Kushner shared with the publication what went on behind the scenes in the Oval Office ahead of Trump’s public statement: “We made the call in the Oval Office with a bunch of people on our team who wanted to be there. After we hung up, everyone in the room started to applaud. Then the president stood up and started clapping too, because he realized that we were all clapping for peace. As we were getting ready to bring in the media, we sent out the tweet which was all set up and ready to go. Dan Scavino was sitting in the back and Avi pushed the button. Then we brought the press in and shared what had happened with the world.”
The White House senior advisor noted that this was the first time Trump had given someone from his wider team the permission to tweet out from his account. “The president never lets anyone do it. It’s always either the president or Dan [Scavino],” Kushner noted.
Berkowitz and U.S. Ambassador to Israel David Friedman also spoke to Ami, which featured them on the front cover as “the peacemakers.”

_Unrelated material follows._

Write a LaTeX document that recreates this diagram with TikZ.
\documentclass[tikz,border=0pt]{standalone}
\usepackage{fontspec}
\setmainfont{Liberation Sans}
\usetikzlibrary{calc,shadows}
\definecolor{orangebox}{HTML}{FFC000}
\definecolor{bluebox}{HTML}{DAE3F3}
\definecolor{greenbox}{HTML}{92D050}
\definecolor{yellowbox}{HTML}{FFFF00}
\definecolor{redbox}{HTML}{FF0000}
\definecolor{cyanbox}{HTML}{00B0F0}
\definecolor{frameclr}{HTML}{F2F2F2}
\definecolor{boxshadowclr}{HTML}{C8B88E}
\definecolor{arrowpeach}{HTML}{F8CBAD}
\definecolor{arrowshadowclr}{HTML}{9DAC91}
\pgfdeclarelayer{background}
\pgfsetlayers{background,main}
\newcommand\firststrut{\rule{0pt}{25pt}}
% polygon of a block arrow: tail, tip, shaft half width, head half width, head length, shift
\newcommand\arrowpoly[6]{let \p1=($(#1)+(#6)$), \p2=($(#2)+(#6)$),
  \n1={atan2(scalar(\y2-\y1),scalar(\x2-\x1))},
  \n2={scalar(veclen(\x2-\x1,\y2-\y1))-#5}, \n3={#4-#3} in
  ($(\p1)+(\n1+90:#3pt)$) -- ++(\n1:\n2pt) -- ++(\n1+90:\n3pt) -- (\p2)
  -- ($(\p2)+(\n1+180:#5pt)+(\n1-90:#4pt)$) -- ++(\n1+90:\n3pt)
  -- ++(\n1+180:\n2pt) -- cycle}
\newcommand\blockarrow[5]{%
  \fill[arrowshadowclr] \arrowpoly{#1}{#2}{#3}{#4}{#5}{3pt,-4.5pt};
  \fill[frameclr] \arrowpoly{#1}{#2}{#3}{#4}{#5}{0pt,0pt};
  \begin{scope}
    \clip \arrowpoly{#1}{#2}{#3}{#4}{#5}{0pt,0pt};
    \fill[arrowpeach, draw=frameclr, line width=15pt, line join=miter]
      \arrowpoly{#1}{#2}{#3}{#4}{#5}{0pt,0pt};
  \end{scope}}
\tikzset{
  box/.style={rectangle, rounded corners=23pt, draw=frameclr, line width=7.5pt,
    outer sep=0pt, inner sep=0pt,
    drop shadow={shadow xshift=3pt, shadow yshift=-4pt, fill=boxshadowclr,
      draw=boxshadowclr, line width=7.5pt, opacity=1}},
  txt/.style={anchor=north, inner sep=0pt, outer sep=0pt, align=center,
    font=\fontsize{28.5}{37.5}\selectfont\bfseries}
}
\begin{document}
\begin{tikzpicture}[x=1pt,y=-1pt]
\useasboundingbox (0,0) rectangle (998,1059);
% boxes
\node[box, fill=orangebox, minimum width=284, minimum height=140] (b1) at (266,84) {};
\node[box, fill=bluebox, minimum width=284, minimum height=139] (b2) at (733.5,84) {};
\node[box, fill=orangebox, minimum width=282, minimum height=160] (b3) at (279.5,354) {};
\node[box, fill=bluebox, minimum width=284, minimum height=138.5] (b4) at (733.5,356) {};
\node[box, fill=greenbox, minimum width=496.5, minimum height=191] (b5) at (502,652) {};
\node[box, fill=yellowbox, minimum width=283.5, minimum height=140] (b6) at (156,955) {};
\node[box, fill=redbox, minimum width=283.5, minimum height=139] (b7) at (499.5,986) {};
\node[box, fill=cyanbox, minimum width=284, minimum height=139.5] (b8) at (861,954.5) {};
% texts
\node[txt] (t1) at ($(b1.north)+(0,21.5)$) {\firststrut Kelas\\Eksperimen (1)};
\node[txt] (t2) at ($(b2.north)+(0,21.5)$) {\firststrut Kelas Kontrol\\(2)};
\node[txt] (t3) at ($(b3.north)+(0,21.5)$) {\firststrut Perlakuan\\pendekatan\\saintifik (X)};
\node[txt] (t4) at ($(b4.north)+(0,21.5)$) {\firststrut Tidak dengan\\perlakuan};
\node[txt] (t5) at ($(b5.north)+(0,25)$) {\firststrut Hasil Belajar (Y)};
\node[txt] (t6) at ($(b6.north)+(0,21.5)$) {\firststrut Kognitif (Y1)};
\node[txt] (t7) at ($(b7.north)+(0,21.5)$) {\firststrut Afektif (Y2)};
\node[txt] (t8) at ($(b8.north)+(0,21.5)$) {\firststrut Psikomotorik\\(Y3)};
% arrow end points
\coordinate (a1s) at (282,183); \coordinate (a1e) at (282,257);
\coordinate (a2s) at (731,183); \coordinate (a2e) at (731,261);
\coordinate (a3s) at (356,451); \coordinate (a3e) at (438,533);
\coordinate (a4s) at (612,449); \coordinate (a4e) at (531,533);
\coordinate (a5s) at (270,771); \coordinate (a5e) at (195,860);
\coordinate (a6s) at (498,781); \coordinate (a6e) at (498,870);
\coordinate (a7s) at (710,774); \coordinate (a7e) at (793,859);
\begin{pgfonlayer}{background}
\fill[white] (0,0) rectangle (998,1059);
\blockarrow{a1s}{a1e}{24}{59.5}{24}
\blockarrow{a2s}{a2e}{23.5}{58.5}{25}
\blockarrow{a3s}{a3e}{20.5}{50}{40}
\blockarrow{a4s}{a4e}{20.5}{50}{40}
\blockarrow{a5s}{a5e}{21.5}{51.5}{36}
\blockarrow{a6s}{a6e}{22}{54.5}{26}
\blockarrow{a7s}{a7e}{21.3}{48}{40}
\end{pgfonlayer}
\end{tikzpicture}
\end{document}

The two seemed to offer differing views on the shelving of Netanyahu’s annexation plan as part of the U.A.E.-Israel accord. “The application of sovereignty to areas of the West Bank is something that our vision for peace accommodates, as we don’t fundamentally disagree with it,” Berkowitz told the magazine. “We believe that for the next few months it’s worthwhile to continue advancing the cause of peace and suspend the discussion about what the application of sovereignty and recognition by the United States would look like. We were in the middle of those discussions, and quite honestly we would still have some work to do should that path be opened up in the future.”
The administration official suggested that Netanyahu “understands the historic achievement” of shifting gears away from his plan to annex parts of the West Bank and take the route of peace with the Arab world and “that for the foreseeable future the Israeli people are going to be excited about following that path.”
Friedman, however, noted that the deal “doesn’t require that the sovereignty efforts that have begun be reversed. They’re just going to be delayed a little bit… We were on the path of support for the application of sovereignty to the settlements, and we were certainly moving along that path, when this opportunity came along. We had the intellectual flexibility to say, ‘Let’s shift gears a bit, because this is better.’”
The ambassador also expressed his dismay at the ongoing political crisis in Israel. “The unity government hasn’t really created the unity I would have hoped for,” Friedman explained. “Jewish unity around the world is important, and Jewish unity within Israel is very important. I think we are still challenged in that regard, and because those political currents are still working their way through the system, those who see political advantages or disadvantages to making strong statements will continue to do so.”
This post has been updated to clarify Ambassador Friedman’s remarks on Israel’s political crisis.